| What to work on |
From the first line of the listing below to the line with "import seaborn as sns", print each line exactly, and nothing more. Leave out the pictures.

| Provided data |
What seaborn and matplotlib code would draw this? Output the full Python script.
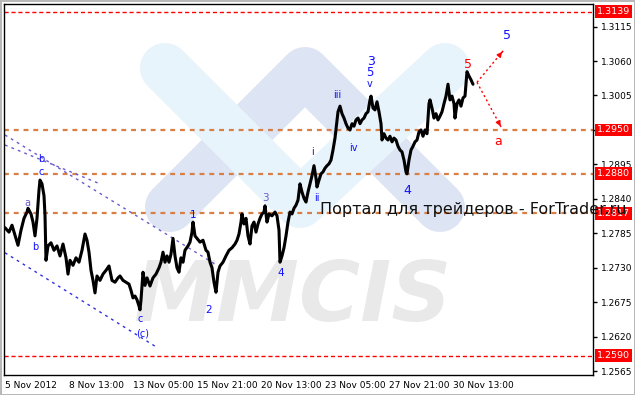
import matplotlib
matplotlib.use("Agg")
import matplotlib.pyplot as plt
import matplotlib.transforms as mtransforms
from matplotlib.lines import Line2D
import numpy as np
import pandas as pd
import seaborn as sns

# ---------------- data ----------------
bar_index = [0, 4, 7, 10, 13, 16, 19, 22, 23, 26, 28, 30, 32, 34, 35, 37, 39, 40, 41, 43,
             46, 49, 52, 55, 58, 61, 63, 65, 68, 71, 74, 77, 80, 82, 84, 86, 88, 90, 92, 95,
             98, 101, 104, 107, 110, 113, 115, 118, 121, 124, 126, 128, 130, 132, 134, 135, 136, 138, 140, 142,
             145, 148, 151, 154, 156, 158, 160, 162, 164, 166, 168, 170, 172, 174, 176, 178, 180, 183, 185, 187,
             188, 190, 192, 195, 198, 201, 203, 205, 207, 209, 211, 213, 215, 218, 221, 224, 227, 230, 232, 234,
             236, 237, 239, 241, 243, 245, 247, 249, 251, 253, 255, 257, 259, 260, 262, 264, 267, 270, 272, 274,
             275, 277, 279, 281, 283, 285, 287, 289, 291, 293, 295, 297, 299, 301, 303, 305, 307, 309, 311, 312,
             314, 316, 318, 320, 322, 324, 326, 328, 330, 332, 333, 335, 337, 339, 341, 343, 345, 347, 349, 351,
             353, 355, 357, 359, 361, 363, 365, 366, 368, 370, 372, 374, 376, 377, 379, 381, 383, 385, 387, 389,
             391, 393, 395, 397, 399, 401, 402, 404, 406, 408, 410, 412, 414, 416, 418, 420, 422, 424, 425, 427,
             429, 431, 433, 435, 437, 439, 441, 443, 445, 447, 449, 450, 452, 454, 456, 458, 460, 462, 464, 466,
             468]
close_price = [1.2794, 1.2787, 1.2798, 1.2782, 1.2766, 1.2790, 1.2809, 1.2819, 1.2825, 1.2816,
               1.2803, 1.2781, 1.2809, 1.2854, 1.2870, 1.2864, 1.2845, 1.2814, 1.2742, 1.2765,
               1.2770, 1.2758, 1.2765, 1.2749, 1.2768, 1.2746, 1.2720, 1.2742, 1.2734, 1.2746,
               1.2739, 1.2758, 1.2784, 1.2774, 1.2755, 1.2726, 1.2710, 1.2690, 1.2717, 1.2710,
               1.2720, 1.2726, 1.2733, 1.2710, 1.2707, 1.2714, 1.2717, 1.2710, 1.2707, 1.2704,
               1.2694, 1.2682, 1.2685, 1.2679, 1.2669, 1.2663, 1.2679, 1.2723, 1.2702, 1.2714,
               1.2701, 1.2714, 1.2720, 1.2730, 1.2739, 1.2755, 1.2739, 1.2749, 1.2739, 1.2752,
               1.2777, 1.2749, 1.2730, 1.2723, 1.2746, 1.2739, 1.2758, 1.2765, 1.2771, 1.2787,
               1.2803, 1.2781, 1.2777, 1.2771, 1.2774, 1.2758, 1.2755, 1.2739, 1.2730, 1.2707,
               1.2691, 1.2723, 1.2733, 1.2739, 1.2749, 1.2758, 1.2762, 1.2768, 1.2774, 1.2784,
               1.2803, 1.2816, 1.2800, 1.2809, 1.2781, 1.2768, 1.2797, 1.2803, 1.2787, 1.2800,
               1.2809, 1.2816, 1.2819, 1.2829, 1.2803, 1.2816, 1.2813, 1.2819, 1.2813, 1.2790,
               1.2739, 1.2749, 1.2762, 1.2781, 1.2803, 1.2819, 1.2816, 1.2825, 1.2830, 1.2838,
               1.2864, 1.2851, 1.2841, 1.2835, 1.2851, 1.2864, 1.2877, 1.2893, 1.2873, 1.2859,
               1.2870, 1.2880, 1.2883, 1.2889, 1.2893, 1.2896, 1.2902, 1.2918, 1.2937, 1.2966,
               1.2979, 1.2988, 1.2976, 1.2969, 1.2960, 1.2953, 1.2950, 1.2960, 1.2956, 1.2966,
               1.2969, 1.2960, 1.2966, 1.2969, 1.2976, 1.2979, 1.2998, 1.3004, 1.2985, 1.2982,
               1.2995, 1.2979, 1.2960, 1.2934, 1.2944, 1.2937, 1.2934, 1.2940, 1.2931, 1.2937,
               1.2934, 1.2924, 1.2918, 1.2915, 1.2902, 1.2883, 1.2880, 1.2902, 1.2918, 1.2924,
               1.2931, 1.2934, 1.2947, 1.2950, 1.2940, 1.2950, 1.2944, 1.2992, 1.2998, 1.2985,
               1.2969, 1.2976, 1.2966, 1.2972, 1.2979, 1.2992, 1.3004, 1.3023, 1.2998, 1.3004,
               1.2992, 1.2969, 1.2992, 1.2998, 1.2988, 1.3001, 1.3004, 1.3043, 1.3036, 1.3030,
               1.3023]

red_levels = [1.3139, 1.2590]
orange_levels = [1.2950, 1.2880, 1.2817]

ytick_values = [1.2565, 1.2620, 1.2675, 1.2730, 1.2785, 1.2840, 1.2895, 1.2950, 1.3005, 1.3060, 1.3115]
xtick_bars = [0, 64, 128, 192, 256, 320, 384, 448]
xtick_labels = ["5 Nov 2012", "8 Nov 13:00", "13 Nov 05:00", "15 Nov 21:00",
                "20 Nov 13:00", "23 Nov 05:00", "27 Nov 21:00", "30 Nov 13:00"]

# channel lines (bar, price)
channel_a_bars = [0, 212]
channel_a_prices = [1.2942, 1.2734]
channel_b_bars = [0, 95]
channel_b_prices = [1.2926, 1.2864]
channel_c_bars = [0, 153]
channel_c_prices = [1.2754, 1.2602]

# forecast arrows
forecast_start = (472, 1.3026)
forecast_up = (499, 1.3078)
forecast_down = (497, 1.2952)

BLUE = "#1010ff"
SLATE = "#6a5acd"
RED = "#ff0000"
# wave labels: text, bar, price, colour, size
wave_text = ["a", "b", "c", "b", "c", "(c)", "1", "2", "3", "4", "i", "ii", "iii", "iv",
             "v", "5", "3", "4", "5", "5", "a"]
wave_bar = [22, 36, 36, 30, 135, 138, 188, 204, 260, 276, 308, 312, 332, 348,
            365, 365, 366, 402, 463, 502, 493]
wave_price = [1.2834, 1.2903, 1.2883, 1.2763, 1.2648, 1.2625, 1.2814, 1.2663, 1.2841, 1.2722,
              1.2915, 1.2841, 1.3006, 1.2921, 1.3023, 1.3041, 1.3060, 1.2853, 1.3055, 1.3100, 1.2932]
wave_color = [SLATE, BLUE, BLUE, BLUE, BLUE, BLUE, BLUE, BLUE, SLATE, BLUE, BLUE, BLUE, BLUE, BLUE,
              BLUE, BLUE, BLUE, BLUE, RED, BLUE, RED]
wave_size = [7, 7, 7, 7, 7, 7, 7.5, 7.5, 7.5, 7.5, 7, 7, 7, 7,
             7, 8.5, 9, 9, 9, 9, 9]

# ---------------- figure ----------------
sns.set_style("white")
plt.rcParams["font.family"] = ["DejaVu Sans"]

W, H = 635, 395
fig = plt.figure(figsize=(W / 100, H / 100), dpi=100)
fig.patch.set_facecolor("white")
fig.patch.set_edgecolor("#b8b8b8")
fig.patch.set_linewidth(2)
ax = fig.add_axes([4 / W, 20 / H, 589 / W, 371 / H])
ax.set_facecolor("white")


def fp(px, py):
    return px / W, 1 - py / H


# watermark chevrons (logo decoration)
dark = Line2D(*zip(fp(170, 207), fp(305, 72), fp(440, 207)), transform=fig.transFigure,
              color="#dde4f3", lw=36, solid_capstyle="round", solid_joinstyle="round", zorder=0.2)
light = Line2D(*zip(fp(165, 68), fp(300, 203), fp(445, 68)), transform=fig.transFigure,
               color="#e8f4fb", lw=36, solid_capstyle="round", solid_joinstyle="round", zorder=0.3)
ax.add_line(dark)
ax.add_line(light)
ax.text(*fp(292, 298), "MMCIS", transform=fig.transFigure, ha="center", va="center",
        fontsize=60, fontweight="bold", style="italic", color="#e9e9e9", zorder=0.4)

# levels
for lv in red_levels:
    ax.axhline(lv, color=RED, lw=1, ls=(0, (3, 2)), zorder=1)
for lv in orange_levels:
    ax.axhline(lv, color="#d97f45", lw=1.6, ls=(0, (2.2, 2.2)), zorder=1)

# channel lines
ax.plot(channel_a_bars, channel_a_prices, color=SLATE, lw=1, ls=(0, (2, 3)), zorder=1.5)
ax.plot(channel_b_bars, channel_b_prices, color=SLATE, lw=1, ls=(0, (2, 3)), zorder=1.5)
ax.plot(channel_c_bars, channel_c_prices, color="#3030e0", lw=1, ls=(0, (2, 3)), zorder=1.5)

# price
df = pd.DataFrame({"bar": bar_index, "price": close_price})
sns.lineplot(data=df, x="bar", y="price", color="black", lw=2.2, ax=ax, zorder=2)

# forecast arrows
for tgt in (forecast_up, forecast_down):
    ax.plot([forecast_start[0], tgt[0]], [forecast_start[1], tgt[1]], color=RED, lw=1,
            ls=(0, (1.5, 2)), zorder=3)
    dx = tgt[0] - forecast_start[0]
    dy = tgt[1] - forecast_start[1]
    ax.annotate("", xy=tgt, xytext=(tgt[0] - dx * 0.15, tgt[1] - dy * 0.15),
                arrowprops=dict(arrowstyle="-|>", color=RED, lw=1, mutation_scale=7), zorder=3)

# wave labels
for t, b, p, c, s in zip(wave_text, wave_bar, wave_price, wave_color, wave_size):
    ax.text(b, p, t, color=c, fontsize=s, ha="center", va="center", zorder=4)

# axes
ax.set_xlim(-1, 588)
ax.set_ylim(1.2559, 1.3151)
ax.set_xlabel("")
ax.set_ylabel("")
ax.yaxis.tick_right()
ax.set_yticks(ytick_values)
ax.set_yticklabels([f"{v:.4f}" for v in ytick_values])
ax.set_xticks(xtick_bars)
ax.set_xticklabels(xtick_labels, ha="left")
ax.tick_params(axis="both", direction="out", length=3, width=1, labelsize=6.5, color="black",
               labelcolor="black", pad=1.5)
ax.tick_params(axis="y", pad=3)
for sp in ax.spines.values():
    sp.set_color("black")
    sp.set_linewidth(1)
    sp.set_visible(True)

# price level boxes on right
trans = mtransforms.blended_transform_factory(ax.transAxes, ax.transData)
for lv in red_levels + orange_levels:
    ax.text(1.007, lv, f"{lv:.4f}", transform=trans, ha="left", va="center", fontsize=6.8,
            color="white", clip_on=False, zorder=5,
            bbox=dict(boxstyle="square,pad=0.2", fc=RED, ec="none"))

# portal caption
fig.text(320 / W, 1 - 214 / H, "Портал для трейдеров - ForTrader.ru", fontsize=11.5,
         color="#111111", ha="left", va="baseline", zorder=10)

fig.savefig("out.png", dpi=100, facecolor=fig.get_facecolor(), edgecolor=fig.get_edgecolor())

| Exercise answer |
What seaborn and matplotlib code would draw this? Output the full Python script.
import matplotlib
matplotlib.use("Agg")
import matplotlib.pyplot as plt
import matplotlib.transforms as mtransforms
from matplotlib.lines import Line2D
import numpy as np
import pandas as pd
import seaborn as sns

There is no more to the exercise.